Copy the lines of the data below exactly, starting at the first and stopping after the line that contains "import pandas as pd"; include no pictures.
**** DATA SHOWN
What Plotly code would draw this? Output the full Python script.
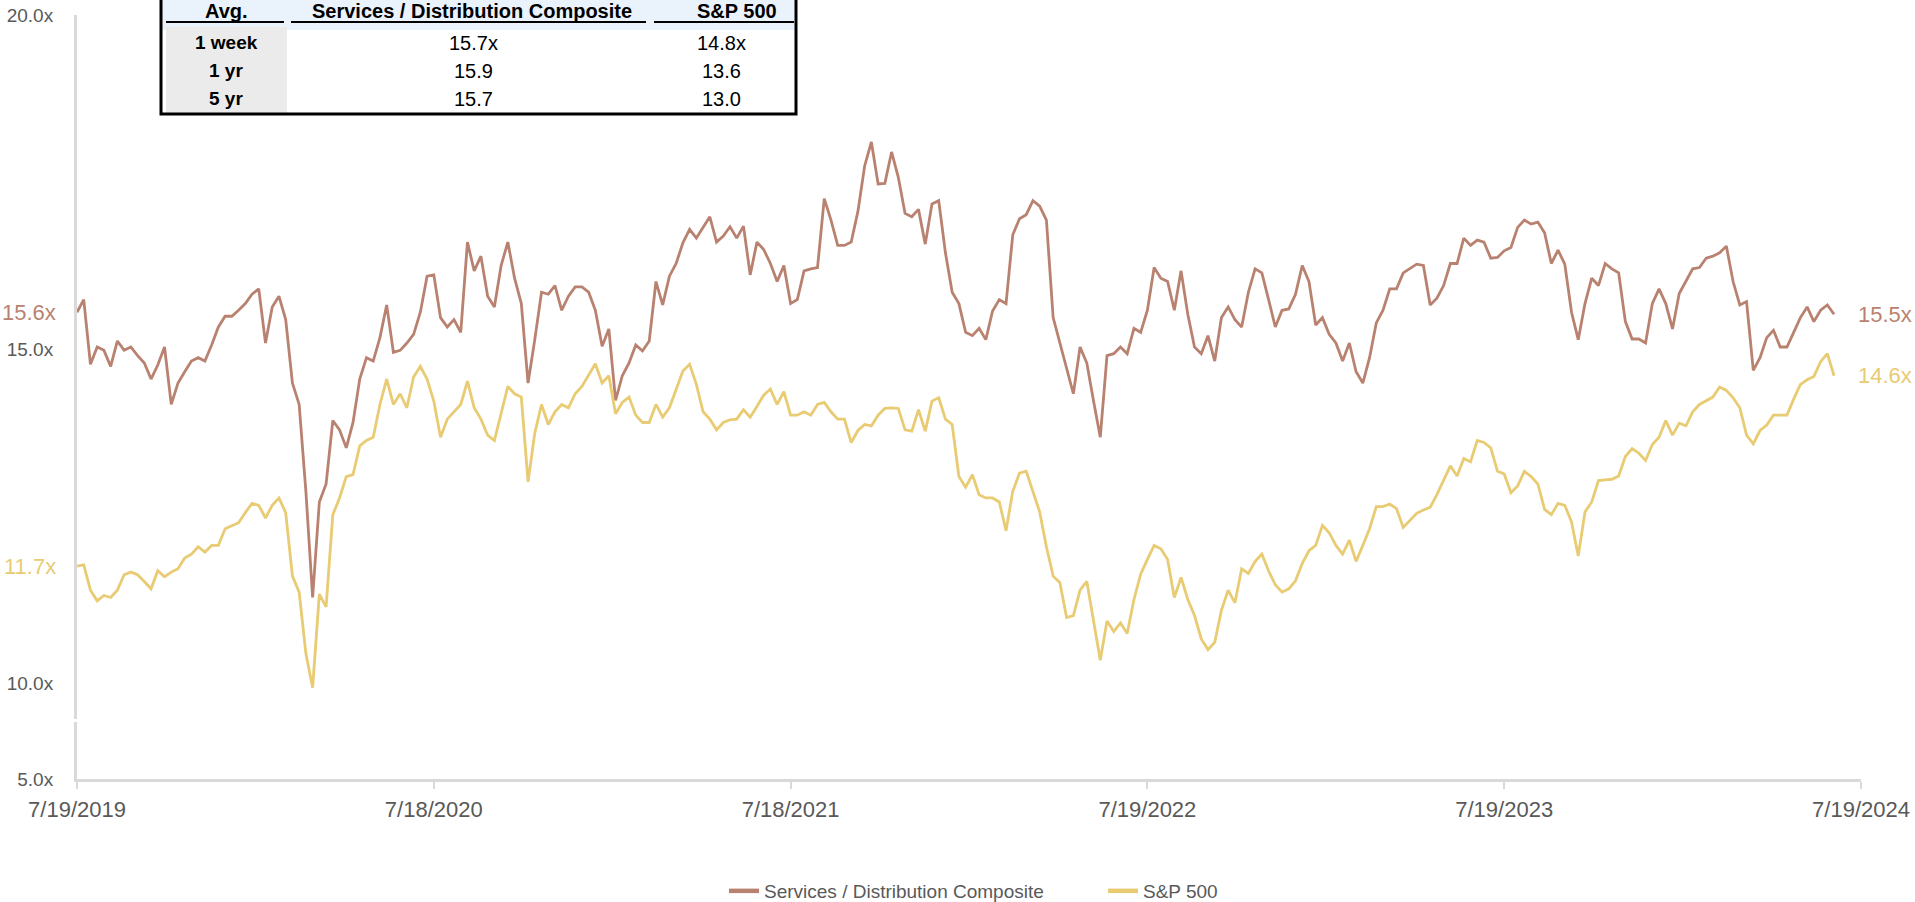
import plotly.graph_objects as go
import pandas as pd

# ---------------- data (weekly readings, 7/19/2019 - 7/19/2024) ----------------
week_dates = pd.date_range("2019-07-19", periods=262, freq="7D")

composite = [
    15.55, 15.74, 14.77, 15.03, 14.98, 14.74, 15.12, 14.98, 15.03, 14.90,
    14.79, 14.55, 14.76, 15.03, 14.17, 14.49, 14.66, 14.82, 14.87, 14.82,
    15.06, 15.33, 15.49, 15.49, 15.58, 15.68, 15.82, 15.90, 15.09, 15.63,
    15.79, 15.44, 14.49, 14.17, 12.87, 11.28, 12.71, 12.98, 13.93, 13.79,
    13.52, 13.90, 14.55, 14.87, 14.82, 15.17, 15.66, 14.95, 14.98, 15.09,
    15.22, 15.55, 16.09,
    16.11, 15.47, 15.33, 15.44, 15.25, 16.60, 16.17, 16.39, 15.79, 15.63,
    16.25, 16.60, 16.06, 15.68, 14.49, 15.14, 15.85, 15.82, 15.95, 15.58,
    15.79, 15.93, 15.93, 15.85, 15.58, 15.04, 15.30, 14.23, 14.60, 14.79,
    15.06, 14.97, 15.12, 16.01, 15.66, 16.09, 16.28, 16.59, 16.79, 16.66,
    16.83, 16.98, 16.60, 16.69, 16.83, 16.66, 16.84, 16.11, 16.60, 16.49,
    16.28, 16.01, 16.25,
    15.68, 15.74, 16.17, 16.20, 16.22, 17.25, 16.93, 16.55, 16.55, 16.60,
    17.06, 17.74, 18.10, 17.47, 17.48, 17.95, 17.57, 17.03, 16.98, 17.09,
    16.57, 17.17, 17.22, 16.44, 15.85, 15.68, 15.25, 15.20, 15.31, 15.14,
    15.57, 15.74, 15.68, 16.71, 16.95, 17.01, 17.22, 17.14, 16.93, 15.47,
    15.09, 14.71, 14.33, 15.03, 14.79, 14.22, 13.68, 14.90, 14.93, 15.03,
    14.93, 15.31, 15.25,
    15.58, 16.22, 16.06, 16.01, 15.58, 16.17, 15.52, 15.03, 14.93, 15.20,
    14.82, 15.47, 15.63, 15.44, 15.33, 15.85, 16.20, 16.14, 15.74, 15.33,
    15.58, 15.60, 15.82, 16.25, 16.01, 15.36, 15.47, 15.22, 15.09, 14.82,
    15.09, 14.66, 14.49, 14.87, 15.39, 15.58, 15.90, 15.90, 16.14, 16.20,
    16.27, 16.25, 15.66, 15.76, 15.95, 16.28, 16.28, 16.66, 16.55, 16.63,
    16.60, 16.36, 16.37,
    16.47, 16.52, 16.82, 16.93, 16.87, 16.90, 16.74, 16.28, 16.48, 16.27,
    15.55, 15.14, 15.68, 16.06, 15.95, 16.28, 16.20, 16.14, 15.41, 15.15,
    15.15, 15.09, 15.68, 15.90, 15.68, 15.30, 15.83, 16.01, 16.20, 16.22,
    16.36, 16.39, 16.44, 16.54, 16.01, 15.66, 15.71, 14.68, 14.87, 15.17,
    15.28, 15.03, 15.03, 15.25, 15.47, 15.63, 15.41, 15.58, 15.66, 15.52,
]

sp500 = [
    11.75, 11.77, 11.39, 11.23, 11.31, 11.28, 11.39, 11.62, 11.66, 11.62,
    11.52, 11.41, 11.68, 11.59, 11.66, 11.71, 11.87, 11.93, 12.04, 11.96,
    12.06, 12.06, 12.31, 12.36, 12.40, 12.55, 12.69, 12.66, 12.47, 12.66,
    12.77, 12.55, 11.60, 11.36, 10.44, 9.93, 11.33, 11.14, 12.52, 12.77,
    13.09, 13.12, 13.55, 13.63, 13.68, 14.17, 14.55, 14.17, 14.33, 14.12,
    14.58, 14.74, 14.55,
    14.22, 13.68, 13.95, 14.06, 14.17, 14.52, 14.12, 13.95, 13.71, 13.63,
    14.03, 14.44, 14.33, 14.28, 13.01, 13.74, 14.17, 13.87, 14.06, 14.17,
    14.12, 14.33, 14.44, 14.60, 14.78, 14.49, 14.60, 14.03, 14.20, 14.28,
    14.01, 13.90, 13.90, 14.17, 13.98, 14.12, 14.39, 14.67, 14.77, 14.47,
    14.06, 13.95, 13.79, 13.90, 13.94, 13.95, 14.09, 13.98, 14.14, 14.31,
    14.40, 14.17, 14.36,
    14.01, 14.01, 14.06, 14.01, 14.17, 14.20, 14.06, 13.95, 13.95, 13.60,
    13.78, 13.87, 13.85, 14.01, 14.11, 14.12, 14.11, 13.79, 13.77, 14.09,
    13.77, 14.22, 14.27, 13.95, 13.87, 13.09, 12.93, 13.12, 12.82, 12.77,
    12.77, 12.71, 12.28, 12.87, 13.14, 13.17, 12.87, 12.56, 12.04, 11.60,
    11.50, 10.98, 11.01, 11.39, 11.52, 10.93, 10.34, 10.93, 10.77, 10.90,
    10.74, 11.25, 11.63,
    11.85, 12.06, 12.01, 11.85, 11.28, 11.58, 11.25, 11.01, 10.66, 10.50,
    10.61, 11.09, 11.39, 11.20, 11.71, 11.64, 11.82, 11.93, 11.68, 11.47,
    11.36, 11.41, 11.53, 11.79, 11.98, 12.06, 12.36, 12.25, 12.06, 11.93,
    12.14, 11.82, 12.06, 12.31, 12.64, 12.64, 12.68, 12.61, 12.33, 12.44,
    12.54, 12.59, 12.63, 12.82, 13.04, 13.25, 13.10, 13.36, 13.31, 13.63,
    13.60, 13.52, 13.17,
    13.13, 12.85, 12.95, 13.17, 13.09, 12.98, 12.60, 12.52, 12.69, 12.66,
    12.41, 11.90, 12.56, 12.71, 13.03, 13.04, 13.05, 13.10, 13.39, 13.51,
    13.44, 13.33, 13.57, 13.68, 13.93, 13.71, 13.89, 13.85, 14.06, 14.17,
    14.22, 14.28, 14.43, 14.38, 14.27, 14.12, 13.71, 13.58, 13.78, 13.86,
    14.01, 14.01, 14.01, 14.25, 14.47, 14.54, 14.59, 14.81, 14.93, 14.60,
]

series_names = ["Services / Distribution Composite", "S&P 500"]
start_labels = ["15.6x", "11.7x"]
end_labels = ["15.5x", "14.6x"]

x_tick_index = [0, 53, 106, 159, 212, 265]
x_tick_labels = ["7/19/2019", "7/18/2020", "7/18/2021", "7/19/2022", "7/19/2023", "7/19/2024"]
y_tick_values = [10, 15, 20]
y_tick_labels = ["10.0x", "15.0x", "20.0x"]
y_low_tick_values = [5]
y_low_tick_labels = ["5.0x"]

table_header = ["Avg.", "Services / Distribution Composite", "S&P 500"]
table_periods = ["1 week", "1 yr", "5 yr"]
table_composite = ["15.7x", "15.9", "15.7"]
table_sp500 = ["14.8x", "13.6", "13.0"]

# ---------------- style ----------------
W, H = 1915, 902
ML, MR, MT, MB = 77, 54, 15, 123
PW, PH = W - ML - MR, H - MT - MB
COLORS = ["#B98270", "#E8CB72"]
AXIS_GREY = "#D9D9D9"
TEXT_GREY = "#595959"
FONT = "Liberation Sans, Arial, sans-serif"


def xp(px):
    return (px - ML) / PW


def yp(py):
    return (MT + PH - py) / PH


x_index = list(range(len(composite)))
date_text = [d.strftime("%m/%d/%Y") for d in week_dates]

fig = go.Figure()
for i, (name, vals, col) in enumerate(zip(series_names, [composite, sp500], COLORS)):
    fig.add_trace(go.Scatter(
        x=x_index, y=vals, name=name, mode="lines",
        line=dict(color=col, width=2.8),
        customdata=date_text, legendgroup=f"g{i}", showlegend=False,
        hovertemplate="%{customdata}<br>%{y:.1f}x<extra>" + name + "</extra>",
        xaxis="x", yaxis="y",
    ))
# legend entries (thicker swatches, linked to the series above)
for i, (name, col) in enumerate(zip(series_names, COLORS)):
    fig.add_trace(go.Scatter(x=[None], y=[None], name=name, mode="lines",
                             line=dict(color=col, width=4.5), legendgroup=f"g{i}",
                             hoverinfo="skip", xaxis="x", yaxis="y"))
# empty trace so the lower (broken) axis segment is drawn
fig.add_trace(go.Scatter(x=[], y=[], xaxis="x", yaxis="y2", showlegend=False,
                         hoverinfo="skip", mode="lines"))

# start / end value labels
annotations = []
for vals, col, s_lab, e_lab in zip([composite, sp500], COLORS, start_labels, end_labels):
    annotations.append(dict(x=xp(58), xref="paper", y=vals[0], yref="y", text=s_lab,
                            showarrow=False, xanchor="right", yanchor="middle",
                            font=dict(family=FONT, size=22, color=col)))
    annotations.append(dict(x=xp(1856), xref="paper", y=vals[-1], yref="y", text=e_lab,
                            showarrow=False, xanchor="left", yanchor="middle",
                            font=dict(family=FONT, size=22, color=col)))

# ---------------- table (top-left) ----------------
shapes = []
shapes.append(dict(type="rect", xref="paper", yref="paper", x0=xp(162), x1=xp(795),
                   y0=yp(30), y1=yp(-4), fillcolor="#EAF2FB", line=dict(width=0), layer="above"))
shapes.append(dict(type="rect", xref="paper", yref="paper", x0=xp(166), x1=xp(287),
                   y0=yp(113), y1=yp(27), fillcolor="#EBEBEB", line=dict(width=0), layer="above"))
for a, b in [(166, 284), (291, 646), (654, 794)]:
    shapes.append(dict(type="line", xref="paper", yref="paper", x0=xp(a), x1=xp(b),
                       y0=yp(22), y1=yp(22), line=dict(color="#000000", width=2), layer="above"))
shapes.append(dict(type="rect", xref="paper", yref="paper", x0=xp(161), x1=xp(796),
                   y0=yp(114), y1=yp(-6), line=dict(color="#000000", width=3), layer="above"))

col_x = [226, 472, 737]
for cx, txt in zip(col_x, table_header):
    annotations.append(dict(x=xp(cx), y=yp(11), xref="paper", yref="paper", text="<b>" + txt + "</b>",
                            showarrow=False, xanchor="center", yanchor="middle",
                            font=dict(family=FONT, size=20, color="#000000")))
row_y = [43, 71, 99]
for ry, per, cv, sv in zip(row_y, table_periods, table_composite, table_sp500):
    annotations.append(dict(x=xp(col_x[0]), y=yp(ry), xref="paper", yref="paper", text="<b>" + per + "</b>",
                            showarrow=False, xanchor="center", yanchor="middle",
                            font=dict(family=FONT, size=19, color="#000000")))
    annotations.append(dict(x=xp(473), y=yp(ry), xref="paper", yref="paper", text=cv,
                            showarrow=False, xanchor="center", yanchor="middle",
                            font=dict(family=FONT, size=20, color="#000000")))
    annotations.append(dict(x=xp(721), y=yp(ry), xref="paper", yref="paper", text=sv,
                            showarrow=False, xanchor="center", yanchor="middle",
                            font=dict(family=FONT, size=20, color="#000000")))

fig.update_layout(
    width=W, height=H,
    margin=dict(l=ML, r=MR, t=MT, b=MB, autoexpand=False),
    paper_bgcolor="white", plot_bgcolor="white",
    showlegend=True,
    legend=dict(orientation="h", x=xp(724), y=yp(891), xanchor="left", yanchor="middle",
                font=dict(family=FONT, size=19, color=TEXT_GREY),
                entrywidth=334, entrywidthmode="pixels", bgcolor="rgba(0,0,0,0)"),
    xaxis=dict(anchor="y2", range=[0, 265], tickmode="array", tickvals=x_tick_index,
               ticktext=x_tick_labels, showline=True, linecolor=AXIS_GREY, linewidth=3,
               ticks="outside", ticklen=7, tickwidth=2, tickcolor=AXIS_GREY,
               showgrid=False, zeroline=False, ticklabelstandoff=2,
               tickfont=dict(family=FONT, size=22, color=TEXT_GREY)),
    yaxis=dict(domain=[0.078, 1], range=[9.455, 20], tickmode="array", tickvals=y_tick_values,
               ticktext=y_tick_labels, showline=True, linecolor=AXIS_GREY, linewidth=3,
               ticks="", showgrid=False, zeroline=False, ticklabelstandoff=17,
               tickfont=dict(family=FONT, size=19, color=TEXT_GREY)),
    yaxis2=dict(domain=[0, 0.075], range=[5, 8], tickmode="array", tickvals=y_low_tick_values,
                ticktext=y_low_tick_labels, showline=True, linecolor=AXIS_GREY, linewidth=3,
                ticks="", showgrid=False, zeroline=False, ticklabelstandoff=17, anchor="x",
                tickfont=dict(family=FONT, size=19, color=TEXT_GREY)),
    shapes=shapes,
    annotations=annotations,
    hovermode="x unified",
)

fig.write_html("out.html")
********
FINISHED EXERCISE:
What Plotly code would draw this? Output the full Python script.
import plotly.graph_objects as go
import pandas as pd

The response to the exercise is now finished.